Japanese academics and policymakers are also pushing for a shift from “monocentric concentration” to “multi-core concentration.” Unlike focusing solely on Tokyo, this concept advocates developing multiple urban and industrial hubs across the country. These regional “core cities” would help spread risk, sustain essential services and jobs, and enable a more balanced use of national land and resources.

However, attracting population is no easy task. Take Ehime Prefecture, for example: in 2023, it attracted 6,910 new residents, a drop of 344 from the previous year, and short of its 7,600-person goal. Authorities there believe the post-COVID population rebound to Tokyo, combined with rising competition between regions, contributed to the decline. Furthermore, unmet expectations around housing and job opportunities deterred many from relocating to the prefecture. In response, Ehime officials plan to boost the region’s appeal by organizing migration expos in central Japan and producing promotional videos featuring celebrities.

“The land is the body of the nation… and apart from primitive organisms, no living being thrives with only one overdeveloped organ—nor should a country,” wrote the student newspaper of Kyungpook National University in Korea, highlighting the importance of balanced regional development.
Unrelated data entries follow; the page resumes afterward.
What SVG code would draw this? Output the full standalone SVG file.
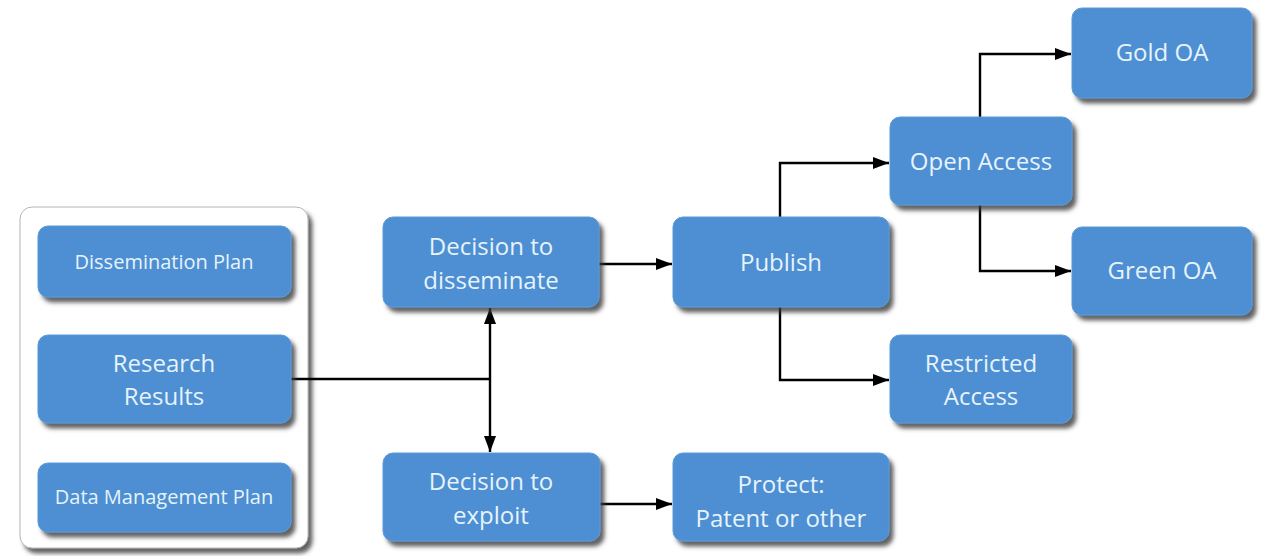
<svg xmlns="http://www.w3.org/2000/svg" width="1261" height="556" viewBox="0 0 1261 556">
<style>
.box{fill:#4d8fd2;stroke:#5a9ad8;stroke-width:1;filter:url(#sh)}
.t{font-family:"Open Sans","Liberation Sans",sans-serif;fill:#e6f3fb;text-anchor:middle;font-size:24px}
.s{font-size:20px}
.c{fill:none;stroke:#000;stroke-width:2.4}
.a{marker-end:url(#ah)}
</style>
<defs>
<filter id="sh" x="-10%" y="-10%" width="125%" height="135%">
<feDropShadow dx="4" dy="5" stdDeviation="2.2" flood-color="#3a3a3a" flood-opacity="0.8"/>
</filter>
<marker id="ah" markerUnits="userSpaceOnUse" markerWidth="16" markerHeight="12" refX="16" refY="6" orient="auto">
<path d="M0,0 L16,6 L0,12 z" fill="#000"/>
</marker>
</defs>
<rect width="1261" height="556" fill="#fff"/>
<g id="container">
<rect x="20" y="207" width="288" height="341" rx="12" fill="#fff" stroke="#b5b5b5" stroke-width="1" filter="url(#sh)"/>
</g>
<g id="connectors">
<path class="c" d="M290,379 H490"/>
<path class="c a" d="M490,379 V308"/>
<path class="c a" d="M490,379 V452"/>
<path class="c a" d="M599,264 H672"/>
<path class="c a" d="M780,217 V163 H889"/>
<path class="c a" d="M780,307 V380 H889"/>
<path class="c a" d="M980,117 V54 H1071"/>
<path class="c a" d="M980,205 V271 H1071"/>
<path class="c a" d="M600,504 H672"/>
</g>
<g id="dissemination-plan">
<rect class="box" x="38" y="226" width="253" height="71" rx="10"/>
<text class="t s" x="164" y="269">Dissemination Plan</text>
</g>
<g id="research-results">
<rect class="box" x="38" y="335" width="253" height="88" rx="10"/>
<text class="t" x="164" y="372">Research</text>
<text class="t" x="164" y="405">Results</text>
</g>
<g id="data-management-plan">
<rect class="box" x="38" y="463" width="253" height="69" rx="10"/>
<text class="t s" x="164" y="504">Data Management Plan</text>
</g>
<g id="decision-disseminate">
<rect class="box" x="383" y="217" width="216" height="90" rx="10"/>
<text class="t" x="491" y="255">Decision to</text>
<text class="t" x="491" y="289">disseminate</text>
</g>
<g id="decision-exploit">
<rect class="box" x="383" y="453" width="217" height="88" rx="10"/>
<text class="t" x="491" y="490">Decision to</text>
<text class="t" x="491" y="524">exploit</text>
</g>
<g id="publish">
<rect class="box" x="673" y="217" width="216" height="90" rx="10"/>
<text class="t" x="781" y="271">Publish</text>
</g>
<g id="protect">
<rect class="box" x="673" y="453" width="216" height="88" rx="10"/>
<text class="t" x="781" y="493">Protect:</text>
<text class="t" x="781" y="527">Patent or other</text>
</g>
<g id="open-access">
<rect class="box" x="890" y="117" width="182" height="88" rx="10"/>
<text class="t" x="981" y="170">Open Access</text>
</g>
<g id="restricted-access">
<rect class="box" x="890" y="335" width="182" height="88" rx="10"/>
<text class="t" x="981" y="372">Restricted</text>
<text class="t" x="981" y="405">Access</text>
</g>
<g id="gold-oa">
<rect class="box" x="1072" y="8" width="180" height="90" rx="10"/>
<text class="t" x="1162" y="61">Gold OA</text>
</g>
<g id="green-oa">
<rect class="box" x="1072" y="227" width="180" height="88" rx="10"/>
<text class="t" x="1162" y="279">Green OA</text>
</g>
</svg>
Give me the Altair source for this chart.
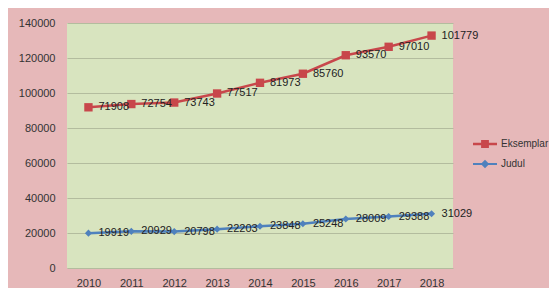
import altair as alt
import pandas as pd

years = ["2010", "2011", "2012", "2013", "2014", "2015", "2016", "2017", "2018"]
judul = [19919, 20929, 20798, 22203, 23848, 25248, 28009, 29388, 31029]
eksemplar = [71908, 72754, 73743, 77517, 81973, 85760, 93570, 97010, 101779]
series_names = ["Eksemplar", "Judul"]
series_colors = ["#c8474b", "#4f81bd"]
y_ticks = [0, 20000, 40000, 60000, 80000, 100000, 120000, 140000]

rows = []
for i, yr in enumerate(years):
    rows.append({"year": yr, "series": "Judul", "value": judul[i], "pos": judul[i]})
    rows.append({"year": yr, "series": "Eksemplar", "value": eksemplar[i],
                 "pos": eksemplar[i] + judul[i]})
df = pd.DataFrame(rows)

FONT = "Liberation Sans"

x_enc = alt.X("year:O", scale=alt.Scale(type="point", padding=0.5),
              axis=alt.Axis(title=None, labelAngle=0, ticks=False, tickSize=0, domain=False,
                            labelFontSize=11, labelColor="#333333", labelFont=FONT,
                            labelBaseline="middle", labelPadding=15))
y_enc = alt.Y("pos:Q", scale=alt.Scale(domain=[0, 140000], nice=False),
              axis=alt.Axis(title=None, values=y_ticks, format="d", ticks=False, tickSize=0,
                            domain=False, grid=True, gridColor="#b3bc9e", gridWidth=1,
                            labelFontSize=11, labelColor="#333333", labelFont=FONT,
                            labelPadding=12))
color_scale = alt.Scale(domain=series_names, range=series_colors)

base = alt.Chart(df)

lines = base.mark_line(strokeWidth=2.5).encode(
    x=x_enc, y=y_enc,
    color=alt.Color("series:N", scale=color_scale, legend=None),
)

points = base.mark_point(filled=True, opacity=1).encode(
    x=x_enc, y=y_enc,
    color=alt.Color("series:N", scale=color_scale, legend=None),
    shape=alt.Shape("series:N", scale=alt.Scale(domain=series_names, range=["square", "diamond"]),
                    legend=None),
    size=alt.Size("series:N", scale=alt.Scale(domain=series_names, range=[70, 50]), legend=None),
)

labels = base.mark_text(align="left", baseline="middle", dx=10, fontSize=11,
                        font=FONT, color="#222222").encode(
    x=x_enc, y=y_enc, text=alt.Text("value:Q", format="d"),
)

path_eks = "M-2,-0.2H2V0.2H-2Z M-0.65,-0.65H0.65V0.65H-0.65Z"
path_jud = "M-2,-0.17H2V0.17H-2Z M0,-0.7L0.7,0L0,0.7L-0.7,0Z"


def make_legend():
    return alt.Legend(title=None, orient="none", legendX=412, legendY=115,
                      padding=0, symbolSize=144, labelOffset=10, rowPadding=9,
                      labelFontSize=10, labelFont=FONT, labelColor="#333333",
                      symbolStrokeWidth=0)


legend_layer = base.transform_filter("datum.value < 0").mark_point(filled=True, opacity=1).encode(
    x=x_enc, y=y_enc,
    color=alt.Color("series:N", scale=color_scale, legend=make_legend()),
    shape=alt.Shape("series:N", scale=alt.Scale(domain=series_names, range=[path_eks, path_jud]),
                    legend=make_legend()),
)

chart = alt.layer(lines, points, labels, legend_layer).resolve_scale(
    shape="independent", color="independent"
).properties(
    width=386, height=245,
    autosize=alt.AutoSizeParams(type="none"),
    padding={"left": 59, "top": 15, "right": 96, "bottom": 20},
    background="#e6b8b9",
).configure_view(fill="#d8e4bf", stroke=None)

chart.save("out.html", embed_options={"renderer": "svg", "actions": False})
According to the latest report by the Bank of Korea, despite successive administrations pushing for balanced growth, the ongoing decline of major non-capital cities has exposed the limitations of existing policies. The Bank recommended concentrating social infrastructure, medical and cultural facilities, and public agencies into “hub cities” outside the capital region. By expanding industrial capacity and urban competitiveness in these areas, Korea could counteract the unchecked sprawl of its capital.

The Korea Research Institute for Human Settlements also proposed differentiated birth rate policies for the capital and non-capital regions. In the capital, policies should focus on building child-friendly public rental housing. In non-capital regions, instead of simply trying to attract corporate investment, the focus should shift toward offering a diverse range of jobs that appeal to youth and women.